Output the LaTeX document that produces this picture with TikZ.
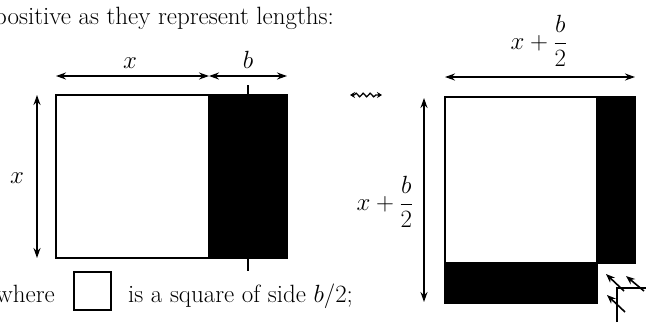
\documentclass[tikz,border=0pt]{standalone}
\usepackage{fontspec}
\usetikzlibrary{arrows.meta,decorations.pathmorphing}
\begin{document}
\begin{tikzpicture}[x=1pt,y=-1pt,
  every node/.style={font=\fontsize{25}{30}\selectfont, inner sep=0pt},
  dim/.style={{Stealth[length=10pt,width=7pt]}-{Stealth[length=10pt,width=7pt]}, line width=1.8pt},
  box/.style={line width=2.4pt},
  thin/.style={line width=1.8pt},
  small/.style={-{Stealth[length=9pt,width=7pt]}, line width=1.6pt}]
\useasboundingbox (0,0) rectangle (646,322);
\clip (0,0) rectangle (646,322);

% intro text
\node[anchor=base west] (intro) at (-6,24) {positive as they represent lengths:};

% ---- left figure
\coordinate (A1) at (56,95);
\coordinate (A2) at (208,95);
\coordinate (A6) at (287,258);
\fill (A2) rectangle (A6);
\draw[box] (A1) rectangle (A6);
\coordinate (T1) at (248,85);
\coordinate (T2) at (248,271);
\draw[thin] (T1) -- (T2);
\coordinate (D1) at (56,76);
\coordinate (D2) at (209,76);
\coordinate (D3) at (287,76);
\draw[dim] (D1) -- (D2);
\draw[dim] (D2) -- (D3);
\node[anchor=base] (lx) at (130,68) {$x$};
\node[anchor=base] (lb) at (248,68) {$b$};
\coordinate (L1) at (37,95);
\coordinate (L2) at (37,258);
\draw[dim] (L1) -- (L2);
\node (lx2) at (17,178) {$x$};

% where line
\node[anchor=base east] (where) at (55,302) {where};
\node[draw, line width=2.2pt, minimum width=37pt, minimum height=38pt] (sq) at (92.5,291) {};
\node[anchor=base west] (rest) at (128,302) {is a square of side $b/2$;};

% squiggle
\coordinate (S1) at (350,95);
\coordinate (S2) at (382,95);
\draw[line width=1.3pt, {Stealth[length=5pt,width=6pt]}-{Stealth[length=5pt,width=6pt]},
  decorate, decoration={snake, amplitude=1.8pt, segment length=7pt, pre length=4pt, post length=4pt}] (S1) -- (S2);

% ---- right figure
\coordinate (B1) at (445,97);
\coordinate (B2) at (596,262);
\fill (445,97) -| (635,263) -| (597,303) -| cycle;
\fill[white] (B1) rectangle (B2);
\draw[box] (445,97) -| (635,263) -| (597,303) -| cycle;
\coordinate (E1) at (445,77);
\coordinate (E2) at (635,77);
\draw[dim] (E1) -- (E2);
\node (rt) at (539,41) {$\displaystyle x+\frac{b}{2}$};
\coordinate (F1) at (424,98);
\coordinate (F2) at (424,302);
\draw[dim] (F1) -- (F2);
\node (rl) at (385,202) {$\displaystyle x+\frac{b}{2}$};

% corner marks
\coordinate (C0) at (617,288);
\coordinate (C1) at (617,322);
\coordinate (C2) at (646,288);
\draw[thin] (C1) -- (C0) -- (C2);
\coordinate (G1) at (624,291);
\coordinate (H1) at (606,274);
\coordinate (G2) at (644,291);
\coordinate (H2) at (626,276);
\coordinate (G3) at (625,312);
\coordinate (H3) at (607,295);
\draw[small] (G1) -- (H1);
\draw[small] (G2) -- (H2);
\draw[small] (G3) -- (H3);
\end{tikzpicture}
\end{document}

TASK BRIEF – Every line above should be repeated exactly; pictures stay out of the copy.

ANSWER IN FULL –
Output the LaTeX document that produces this picture with TikZ.
\documentclass[tikz,border=0pt]{standalone}
\usepackage{fontspec}
\usetikzlibrary{arrows.meta,decorations.pathmorphing}
\begin{document}
\begin{tikzpicture}[x=1pt,y=-1pt,
  every node/.style={font=\fontsize{25}{30}\selectfont, inner sep=0pt},
  dim/.style={{Stealth[length=10pt,width=7pt]}-{Stealth[length=10pt,width=7pt]}, line width=1.8pt},
  box/.style={line width=2.4pt},
  thin/.style={line width=1.8pt},
  small/.style={-{Stealth[length=9pt,width=7pt]}, line width=1.6pt}]
\useasboundingbox (0,0) rectangle (646,322);
\clip (0,0) rectangle (646,322);

% intro text
\node[anchor=base west] (intro) at (-6,24) {positive as they represent lengths:};

% ---- left figure
\coordinate (A1) at (56,95);
\coordinate (A2) at (208,95);
\coordinate (A6) at (287,258);
\fill (A2) rectangle (A6);
\draw[box] (A1) rectangle (A6);
\coordinate (T1) at (248,85);
\coordinate (T2) at (248,271);
\draw[thin] (T1) -- (T2);
\coordinate (D1) at (56,76);
\coordinate (D2) at (209,76);
\coordinate (D3) at (287,76);
\draw[dim] (D1) -- (D2);
\draw[dim] (D2) -- (D3);
\node[anchor=base] (lx) at (130,68) {$x$};
\node[anchor=base] (lb) at (248,68) {$b$};
\coordinate (L1) at (37,95);
\coordinate (L2) at (37,258);
\draw[dim] (L1) -- (L2);
\node (lx2) at (17,178) {$x$};

% where line
\node[anchor=base east] (where) at (55,302) {where};
\node[draw, line width=2.2pt, minimum width=37pt, minimum height=38pt] (sq) at (92.5,291) {};
\node[anchor=base west] (rest) at (128,302) {is a square of side $b/2$;};

% squiggle
\coordinate (S1) at (350,95);
\coordinate (S2) at (382,95);
\draw[line width=1.3pt, {Stealth[length=5pt,width=6pt]}-{Stealth[length=5pt,width=6pt]},
  decorate, decoration={snake, amplitude=1.8pt, segment length=7pt, pre length=4pt, post length=4pt}] (S1) -- (S2);

% ---- right figure
\coordinate (B1) at (445,97);
\coordinate (B2) at (596,262);
\fill (445,97) -| (635,263) -| (597,303) -| cycle;
\fill[white] (B1) rectangle (B2);
\draw[box] (445,97) -| (635,263) -| (597,303) -| cycle;
\coordinate (E1) at (445,77);
\coordinate (E2) at (635,77);
\draw[dim] (E1) -- (E2);
\node (rt) at (539,41) {$\displaystyle x+\frac{b}{2}$};
\coordinate (F1) at (424,98);
\coordinate (F2) at (424,302);
\draw[dim] (F1) -- (F2);
\node (rl) at (385,202) {$\displaystyle x+\frac{b}{2}$};

% corner marks
\coordinate (C0) at (617,288);
\coordinate (C1) at (617,322);
\coordinate (C2) at (646,288);
\draw[thin] (C1) -- (C0) -- (C2);
\coordinate (G1) at (624,291);
\coordinate (H1) at (606,274);
\coordinate (G2) at (644,291);
\coordinate (H2) at (626,276);
\coordinate (G3) at (625,312);
\coordinate (H3) at (607,295);
\draw[small] (G1) -- (H1);
\draw[small] (G2) -- (H2);
\draw[small] (G3) -- (H3);
\end{tikzpicture}
\end{document}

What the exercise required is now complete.